Not a fort, not a field boundary, not a practical enclosure of any kind, but a roughly circular cluster of trees, planted and arranged as a deliberate ornament in the landscape. It measured approximately 36 metres north to south and 31 metres east to west, open and unenclosed, designed to catch the eye from a distance in the way that Georgian and Victorian landowners liked their estates to feel composed, almost painterly, as though the view from the house window had been arranged like a canvas.

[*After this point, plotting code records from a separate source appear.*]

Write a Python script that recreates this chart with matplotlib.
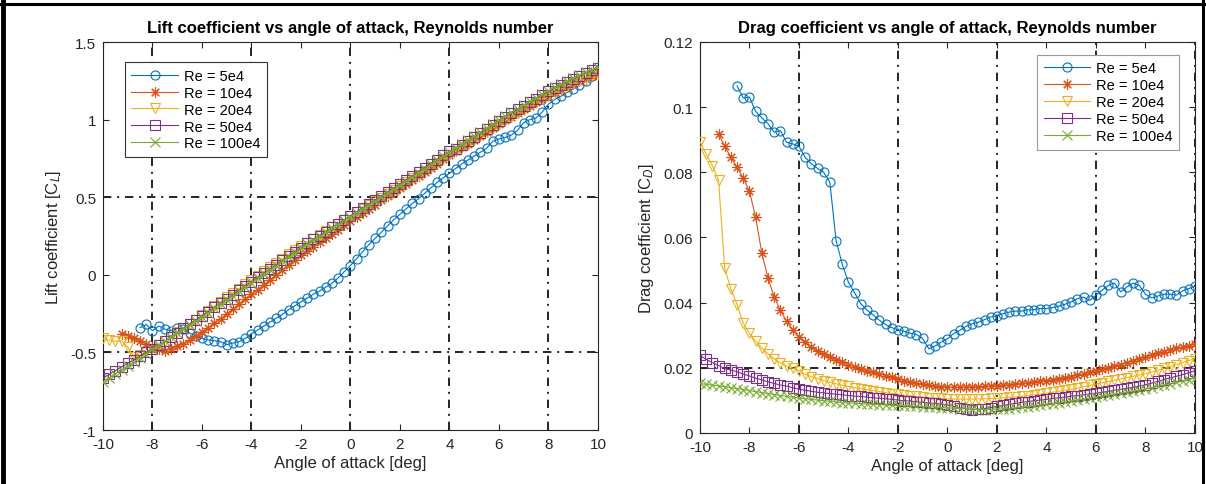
import numpy as np
import matplotlib
matplotlib.use("Agg")
import matplotlib.pyplot as plt
from matplotlib.lines import Line2D

plt.rcParams["font.family"] = ["Liberation Sans", "DejaVu Sans"]
plt.rcParams["mathtext.fontset"] = "custom"
plt.rcParams["mathtext.rm"] = "Liberation Sans"
plt.rcParams["mathtext.it"] = "Liberation Sans:italic"
plt.rcParams["axes.unicode_minus"] = False

STEP = 0.25  # deg between samples

labels = ["Re = 5e4", "Re = 10e4", "Re = 20e4", "Re = 50e4", "Re = 100e4"]
start_deg = [-8.5, -9.25, -10.0, -10.0, -10.0]

# lift coefficient
cl_5e4 = [-0.340, -0.320, -0.360, -0.330, -0.350, -0.360, -0.345, -0.350, -0.375, -0.395,
          -0.410, -0.420, -0.425, -0.430, -0.450, -0.440, -0.430, -0.410, -0.380, -0.355,
          -0.330, -0.305, -0.280, -0.255, -0.225, -0.200, -0.175, -0.150, -0.125, -0.105,
          -0.080, -0.055, -0.020, 0.020, 0.060, 0.105, 0.150, 0.195, 0.235, 0.275,
          0.315, 0.355, 0.390, 0.425, 0.460, 0.490, 0.525, 0.560, 0.595, 0.625,
          0.655, 0.685, 0.715, 0.740, 0.765, 0.790, 0.815, 0.860, 0.875, 0.885,
          0.900, 0.930, 0.980, 1.000, 1.010, 1.050, 1.100, 1.130, 1.150, 1.175,
          1.200, 1.220, 1.250, 1.280, 1.310]
cl_10e4 = [-0.380, -0.395, -0.410, -0.425, -0.445, -0.465, -0.480, -0.490, -0.475, -0.461,
           -0.443, -0.423, -0.397, -0.370, -0.341, -0.311, -0.282, -0.252, -0.220, -0.188,
           -0.156, -0.125, -0.095, -0.063, -0.032, 0.000, 0.031, 0.063, 0.094, 0.125,
           0.153, 0.182, 0.209, 0.238, 0.265, 0.292, 0.319, 0.345, 0.372, 0.399,
           0.426, 0.453, 0.479, 0.506, 0.533, 0.560, 0.586, 0.612, 0.639, 0.665,
           0.691, 0.717, 0.744, 0.770, 0.795, 0.821, 0.846, 0.871, 0.897, 0.922,
           0.948, 0.973, 0.997, 1.020, 1.043, 1.066, 1.089, 1.111, 1.133, 1.155,
           1.175, 1.194, 1.212, 1.230, 1.247, 1.263, 1.278, 1.290]
cl_20e4 = [-0.410, -0.420, -0.428, -0.425, -0.465, -0.530, -0.518, -0.500, -0.478, -0.452,
           -0.425, -0.398, -0.370, -0.343, -0.315, -0.288, -0.260, -0.230, -0.202, -0.174,
           -0.146, -0.118, -0.090, -0.062, -0.034, -0.006, 0.022, 0.050, 0.077, 0.104,
           0.131, 0.157, 0.183, 0.208, 0.233, 0.257, 0.282, 0.306, 0.330, 0.354,
           0.378, 0.402, 0.426, 0.450, 0.474, 0.498, 0.522, 0.547, 0.571, 0.596,
           0.621, 0.646, 0.671, 0.696, 0.721, 0.746, 0.771, 0.796, 0.821, 0.846,
           0.871, 0.896, 0.921, 0.946, 0.970, 0.994, 1.018, 1.041, 1.064, 1.087,
           1.109, 1.131, 1.153, 1.174, 1.195, 1.215, 1.234, 1.252, 1.270, 1.287, 1.303]
cl_50e4 = [-0.665, -0.642, -0.618, -0.594, -0.570, -0.547, -0.523, -0.499, -0.476, -0.451,
           -0.426, -0.400, -0.374, -0.344, -0.317, -0.291, -0.264, -0.237, -0.210, -0.183,
           -0.156, -0.128, -0.100, -0.072, -0.044, -0.017, 0.011, 0.038, 0.066, 0.093,
           0.121, 0.148, 0.176, 0.202, 0.228, 0.253, 0.279, 0.305, 0.330, 0.356,
           0.381, 0.407, 0.433, 0.458, 0.484, 0.509, 0.535, 0.560, 0.586, 0.612,
           0.638, 0.665, 0.691, 0.717, 0.743, 0.770, 0.796, 0.811, 0.837, 0.863,
           0.889, 0.915, 0.941, 0.968, 0.993, 1.018, 1.042, 1.066, 1.090, 1.113,
           1.136, 1.159, 1.182, 1.203, 1.223, 1.243, 1.263, 1.282, 1.300, 1.317, 1.330]
cl_100e4 = [-0.690, -0.664, -0.637, -0.611, -0.585, -0.559, -0.533, -0.507, -0.481, -0.455,
            -0.429, -0.402, -0.376, -0.350, -0.323, -0.297, -0.270, -0.243, -0.216, -0.189,
            -0.162, -0.134, -0.106, -0.078, -0.050, -0.023, 0.005, 0.032, 0.060, 0.087,
            0.115, 0.142, 0.170, 0.196, 0.222, 0.247, 0.273, 0.299, 0.324, 0.350,
            0.375, 0.401, 0.427, 0.452, 0.478, 0.503, 0.529, 0.554, 0.580, 0.606,
            0.632, 0.659, 0.685, 0.711, 0.737, 0.764, 0.790, 0.816, 0.842, 0.868,
            0.894, 0.920, 0.946, 0.973, 0.998, 1.023, 1.047, 1.071, 1.095, 1.118,
            1.141, 1.164, 1.187, 1.208, 1.228, 1.248, 1.268, 1.287, 1.305, 1.322, 1.340]

# drag coefficient
cd_5e4 = [0.1065, 0.1028, 0.1031, 0.0987, 0.0967, 0.0949, 0.0923, 0.0928, 0.0892, 0.0887,
          0.0880, 0.0846, 0.0826, 0.0812, 0.0800, 0.0769, 0.0590, 0.0518, 0.0462, 0.0430,
          0.0397, 0.0377, 0.0362, 0.0346, 0.0333, 0.0323, 0.0317, 0.0312, 0.0306, 0.0302,
          0.0290, 0.0258, 0.0267, 0.0279, 0.0289, 0.0305, 0.0315, 0.0327, 0.0335, 0.0340,
          0.0348, 0.0356, 0.0359, 0.0366, 0.0371, 0.0374, 0.0374, 0.0378, 0.0378, 0.0382,
          0.0382, 0.0385, 0.0389, 0.0395, 0.0402, 0.0412, 0.0417, 0.0407, 0.0423, 0.0438,
          0.0453, 0.0460, 0.0433, 0.0448, 0.0460, 0.0453, 0.0426, 0.0414, 0.0420, 0.0426,
          0.0426, 0.0423, 0.0436, 0.0443, 0.0450]
cd_10e4 = [0.0918, 0.0880, 0.0846, 0.0815, 0.0782, 0.0742, 0.0662, 0.0552, 0.0475, 0.0418,
           0.0376, 0.0343, 0.0316, 0.0296, 0.0278, 0.0264, 0.0251, 0.0241, 0.0233, 0.0225,
           0.0217, 0.0210, 0.0203, 0.0196, 0.0191, 0.0186, 0.0181, 0.0176, 0.0171, 0.0165,
           0.0161, 0.0157, 0.0153, 0.0149, 0.0146, 0.0144, 0.0142, 0.0141, 0.0140, 0.0140,
           0.0141, 0.0141, 0.0142, 0.0143, 0.0144, 0.0145, 0.0147, 0.0148, 0.0150, 0.0152,
           0.0154, 0.0156, 0.0158, 0.0161, 0.0164, 0.0167, 0.0170, 0.0173, 0.0177, 0.0181,
           0.0186, 0.0190, 0.0195, 0.0200, 0.0205, 0.0210, 0.0215, 0.0221, 0.0227, 0.0233,
           0.0238, 0.0244, 0.0250, 0.0255, 0.0260, 0.0264, 0.0268, 0.0272]
cd_20e4 = [0.0894, 0.0856, 0.0820, 0.0777, 0.0505, 0.0442, 0.0394, 0.0336, 0.0306, 0.0281,
           0.0261, 0.0243, 0.0227, 0.0215, 0.0206, 0.0199, 0.0191, 0.0180, 0.0173, 0.0167,
           0.0161, 0.0156, 0.0151, 0.0147, 0.0143, 0.0139, 0.0136, 0.0133, 0.0130, 0.0127,
           0.0124, 0.0121, 0.0119, 0.0116, 0.0114, 0.0112, 0.0110, 0.0108, 0.0107, 0.0106,
           0.0105, 0.0104, 0.0104, 0.0104, 0.0104, 0.0105, 0.0105, 0.0106, 0.0107, 0.0108,
           0.0110, 0.0111, 0.0113, 0.0115, 0.0117, 0.0119, 0.0122, 0.0125, 0.0128, 0.0131,
           0.0134, 0.0138, 0.0142, 0.0146, 0.0150, 0.0154, 0.0158, 0.0162, 0.0166, 0.0170,
           0.0174, 0.0178, 0.0182, 0.0187, 0.0192, 0.0198, 0.0204, 0.0210, 0.0216, 0.0222, 0.0228]
cd_50e4 = [0.0238, 0.0226, 0.0216, 0.0207, 0.0198, 0.0193, 0.0188, 0.0181, 0.0175, 0.0168,
           0.0163, 0.0157, 0.0152, 0.0147, 0.0144, 0.0139, 0.0134, 0.0131, 0.0128, 0.0125,
           0.0123, 0.0121, 0.0119, 0.0117, 0.0115, 0.0113, 0.0112, 0.0110, 0.0108, 0.0106,
           0.0105, 0.0103, 0.0101, 0.0099, 0.0098, 0.0096, 0.0094, 0.0092, 0.0091, 0.0089,
           0.0086, 0.0082, 0.0077, 0.0074, 0.0072, 0.0073, 0.0075, 0.0078, 0.0082, 0.0085,
           0.0088, 0.0091, 0.0094, 0.0096, 0.0099, 0.0101, 0.0103, 0.0106, 0.0108, 0.0110,
           0.0113, 0.0115, 0.0117, 0.0120, 0.0122, 0.0125, 0.0128, 0.0131, 0.0134, 0.0137,
           0.0140, 0.0144, 0.0148, 0.0153, 0.0158, 0.0164, 0.0169, 0.0174, 0.0179, 0.0185, 0.0191]
cd_100e4 = [0.0152, 0.0149, 0.0147, 0.0145, 0.0142, 0.0139, 0.0136, 0.0133, 0.0130, 0.0127,
            0.0124, 0.0121, 0.0118, 0.0115, 0.0112, 0.0110, 0.0107, 0.0105, 0.0103, 0.0101,
            0.0099, 0.0097, 0.0095, 0.0093, 0.0092, 0.0091, 0.0090, 0.0089, 0.0088, 0.0087,
            0.0086, 0.0085, 0.0085, 0.0084, 0.0083, 0.0082, 0.0081, 0.0080, 0.0079, 0.0078,
            0.0077, 0.0076, 0.0075, 0.0074, 0.0073, 0.0072, 0.0072, 0.0072, 0.0073, 0.0074,
            0.0075, 0.0077, 0.0079, 0.0081, 0.0083, 0.0085, 0.0088, 0.0090, 0.0093, 0.0095,
            0.0098, 0.0101, 0.0104, 0.0107, 0.0110, 0.0113, 0.0116, 0.0119, 0.0122, 0.0125,
            0.0128, 0.0131, 0.0135, 0.0139, 0.0143, 0.0147, 0.0151, 0.0155, 0.0159, 0.0164, 0.0170]

cl_all = [cl_5e4, cl_10e4, cl_20e4, cl_50e4, cl_100e4]
cd_all = [cd_5e4, cd_10e4, cd_20e4, cd_50e4, cd_100e4]

x_ticks = [-10, -8, -6, -4, -2, 0, 2, 4, 6, 8, 10]
cl_ticks = [-1, -0.5, 0, 0.5, 1, 1.5]
cl_tick_labels = ["-1", "-0.5", "0", "0.5", "1", "1.5"]
cd_ticks = [0, 0.02, 0.04, 0.06, 0.08, 0.1, 0.12]
cd_tick_labels = ["0", "0.02", "0.04", "0.06", "0.08", "0.1", "0.12"]

colors = ["#0072BD", "#D95319", "#EDB120", "#7E2F8E", "#77AC30"]
markers = ["o", (8, 2, 0), "v", "s", "x"]
txt = "#262626"
dashdot = (0, (5, 3.5, 1.2, 3.5))


def angles(start, vals):
    return start + STEP * np.arange(len(vals))


def style_axes(ax):
    for s in ax.spines.values():
        s.set_color(txt)
        s.set_linewidth(0.8)
    ax.tick_params(direction="in", top=True, right=True, length=4.5, width=0.8,
                   colors=txt, labelsize=11, pad=5)


def draw(ax, data):
    for vals, st, c, m, lab in zip(data, start_deg, colors, markers, labels):
        size = 7.5 if m == markers[1] else 6.5
        ax.plot(angles(st, vals), vals, color=c, lw=0.8, marker=m, ms=size,
                mfc="none", mec=c, mew=0.8, label=lab, zorder=3)


def add_legend(ax, loc, anchor, edge):
    leg = ax.legend(loc=loc, bbox_to_anchor=anchor, borderaxespad=0,
                    fontsize=10.5, handlelength=3.2, labelspacing=0.2, fancybox=False,
                    framealpha=1, edgecolor=edge, borderpad=0.45, handletextpad=0.4)
    leg.get_frame().set_linewidth(0.8)


fig = plt.figure(figsize=(12.06, 4.85), dpi=100)

# --- lift
ax1 = fig.add_axes([0.0854, 0.1113, 0.4104, 0.800])
style_axes(ax1)
for g in [-8, -4, 0, 4, 8]:
    ax1.axvline(g, color="black", lw=1.2, ls=dashdot, zorder=1)
for g in [-0.5, 0.5]:
    ax1.axhline(g, color="black", lw=1.2, ls=dashdot, zorder=1)
draw(ax1, cl_all)
ax1.set_xlim(-10, 10)
ax1.set_ylim(-1, 1.5)
ax1.set_xticks(x_ticks)
ax1.set_yticks(cl_ticks)
ax1.set_yticklabels(cl_tick_labels)
ax1.set_title("Lift coefficient vs angle of attack, Reynolds number",
              fontsize=12, fontweight="bold", pad=7)
ax1.set_xlabel("Angle of attack [deg]", fontsize=12, color=txt, labelpad=3)
ax1.set_ylabel("Lift coefficient [C$_L$]", fontsize=12, color=txt, labelpad=5)
add_legend(ax1, "upper left", (0.044, 0.948), "#333333")

# --- drag
ax2 = fig.add_axes([0.5804, 0.1052, 0.4104, 0.8062])
style_axes(ax2)
for g in [-6, -2, 2, 6, 10]:
    ax2.axvline(g, color="black", lw=1.2, ls=dashdot, zorder=1)
ax2.axhline(0.02, color="black", lw=1.2, ls=dashdot, zorder=1)
draw(ax2, cd_all)
ax2.set_xlim(-10, 10)
ax2.set_ylim(0, 0.12)
ax2.set_xticks(x_ticks)
ax2.set_yticks(cd_ticks)
ax2.set_yticklabels(cd_tick_labels)
ax2.set_title("Drag coefficient vs angle of attack, Reynolds number",
              fontsize=12, fontweight="bold", pad=7)
ax2.set_xlabel("Angle of attack [deg]", fontsize=12, color=txt, labelpad=3)
ax2.set_ylabel("Drag coefficient [C$_D$]", fontsize=12, color=txt, labelpad=5)
add_legend(ax2, "upper right", (0.968, 0.967), "#999999")

# outer frame of the screenshot
fig.add_artist(Line2D([0.0025, 0.0025], [0, 1], color="black", lw=3.5,
                      transform=fig.transFigure))
fig.add_artist(Line2D([0, 1], [0.99, 0.99], color="black", lw=2.2,
                      transform=fig.transFigure))
fig.add_artist(Line2D([0.9975, 0.9975], [0, 1], color="black", lw=2.2,
                      transform=fig.transFigure))

fig.savefig("out.png", dpi=100)
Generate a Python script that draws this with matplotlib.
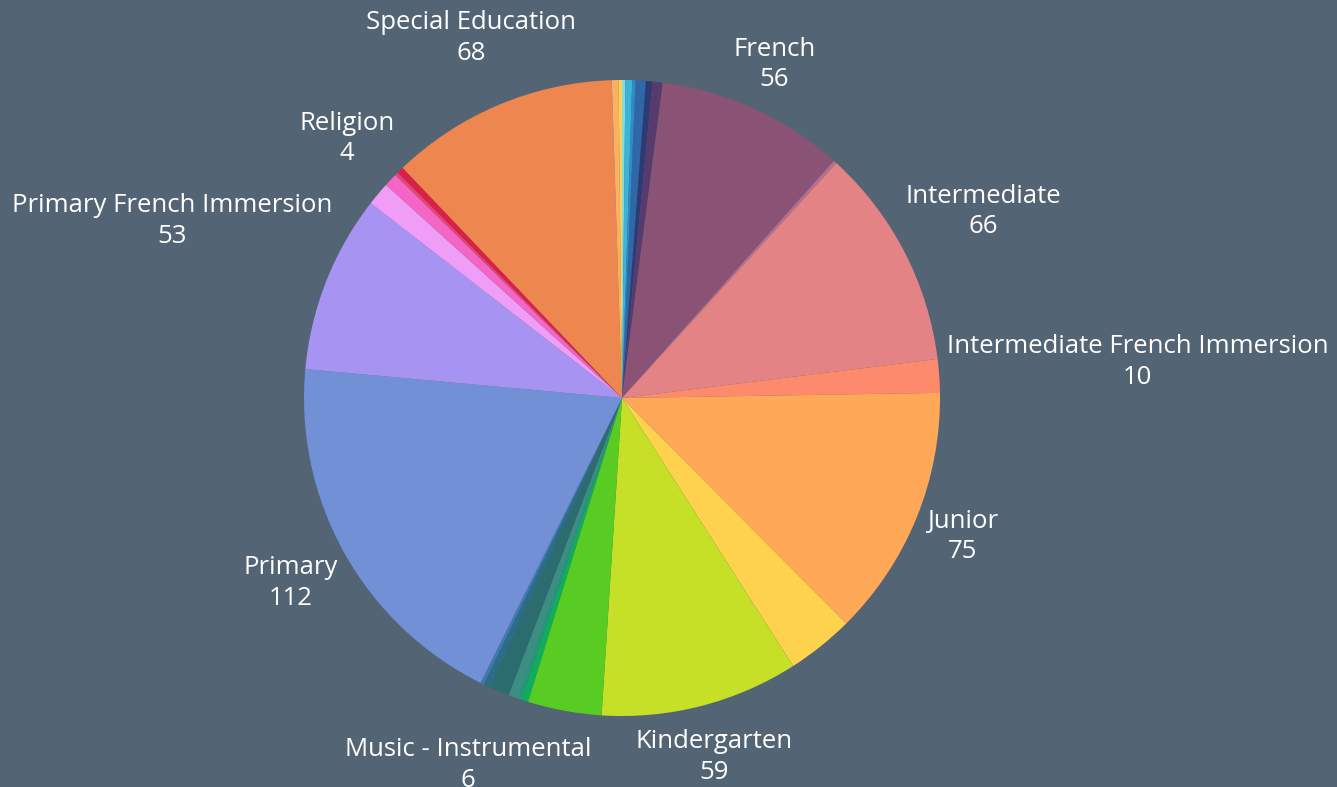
import numpy as np
import matplotlib.pyplot as plt

# slices clockwise from 12 o'clock; empty name = slice shown without a label
categories = ["", "", "", "", "", "",
              "French", "", "Intermediate", "Intermediate French Immersion",
              "Junior", "", "Kindergarten", "", "", "", "",
              "Music - Instrumental", "", "", "Primary",
              "Primary French Immersion", "", "Religion", "", "",
              "Special Education", "", ""]
values = [1, 2, 1, 3, 2, 3,
          56, 1, 66, 10,
          75, 20, 59, 22, 2, 1, 3,
          6, 2, 1, 112,
          53, 7, 4, 1, 2,
          68, 2, 1]
colors = ["#86dbe3", "#3bb4d8", "#2f8cc6", "#2f68a8", "#2c3b73", "#573a6e",
          "#8a5274", "#b86f8a", "#e38385", "#fd8a6c",
          "#ffa858", "#ffd24e", "#c6e027", "#58cc22", "#10ae5a", "#1f9b7a", "#3b8f82",
          "#2b6d6e", "#2b6c86", "#3b7bb0", "#7190d6",
          "#a794f2", "#ef9df7", "#f565c5", "#e84577", "#db1f45",
          "#ee8650", "#fbb065", "#fdd34d"]

bg = "#536474"
cx, cy, r = 622, 389, 318

fig = plt.figure(figsize=(13.37, 7.87), dpi=100, facecolor=bg)
ax = fig.add_axes([0, 0, 1, 1])
ax.set_facecolor(bg)
wedges, _ = ax.pie(values, colors=colors, startangle=90, counterclock=False,
                   center=(cx, cy), radius=r, wedgeprops=dict(linewidth=0),
                   frame=False)
ax.set_aspect("auto")
ax.set_xlim(0, 1337)
ax.set_ylim(0, 787)
ax.axis("off")

# labels sit just outside the rim, pushed out by their own size
renderer = fig.canvas.get_renderer()
r0 = r * 1.02
for w, cat, val in zip(wedges, categories, values):
    if not cat:
        continue
    ang = np.deg2rad((w.theta1 + w.theta2) / 2)
    dx, dy = np.cos(ang), np.sin(ang)
    t = ax.text(0, 0, f"{cat}\n{val}", ha="center", va="center",
                multialignment="center", color="white", fontsize=18.5,
                family=["Open Sans", "DejaVu Sans"], linespacing=1.3)
    bb = t.get_window_extent(renderer)
    half = abs(dx) * bb.width / 2 + abs(dy) * bb.height / 2
    t.set_position((cx + (r0 + half) * dx, cy + (r0 + half) * dy))

fig.savefig("out.png", dpi=100, facecolor=bg)
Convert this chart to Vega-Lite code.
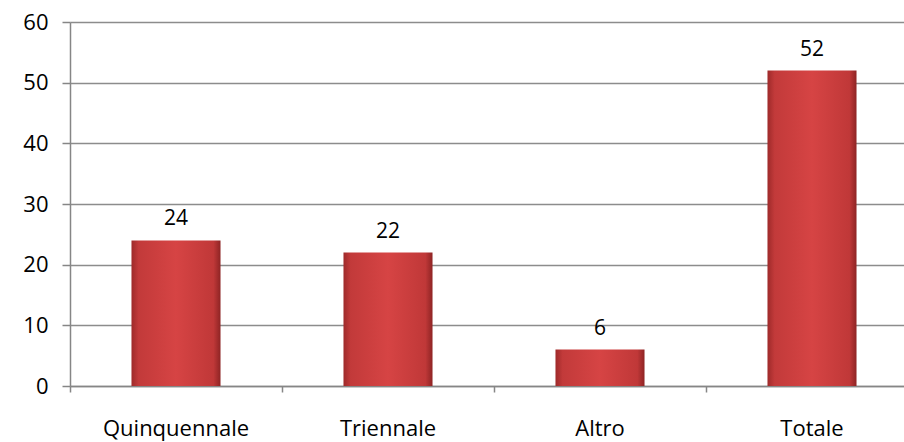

The feature appears on the 1838 edition of the Ordnance Survey six-inch map, one of four similar elements recorded across the same demesne. Demesne landscapes of this period often incorporated such plantings, sometimes called clumps or copses, used to break up open ground, frame vistas, or simply signal that the land was managed with aesthetic intention rather than purely agricultural purpose. That four such features were laid out at Windfield suggests a reasonably considered design scheme, even if the overall plan and the people behind it remain unrecorded here. By May 2012, aerial photography showed that the trees had been cleared away entirely, leaving only the outline of the land itself, rolling quietly on without them.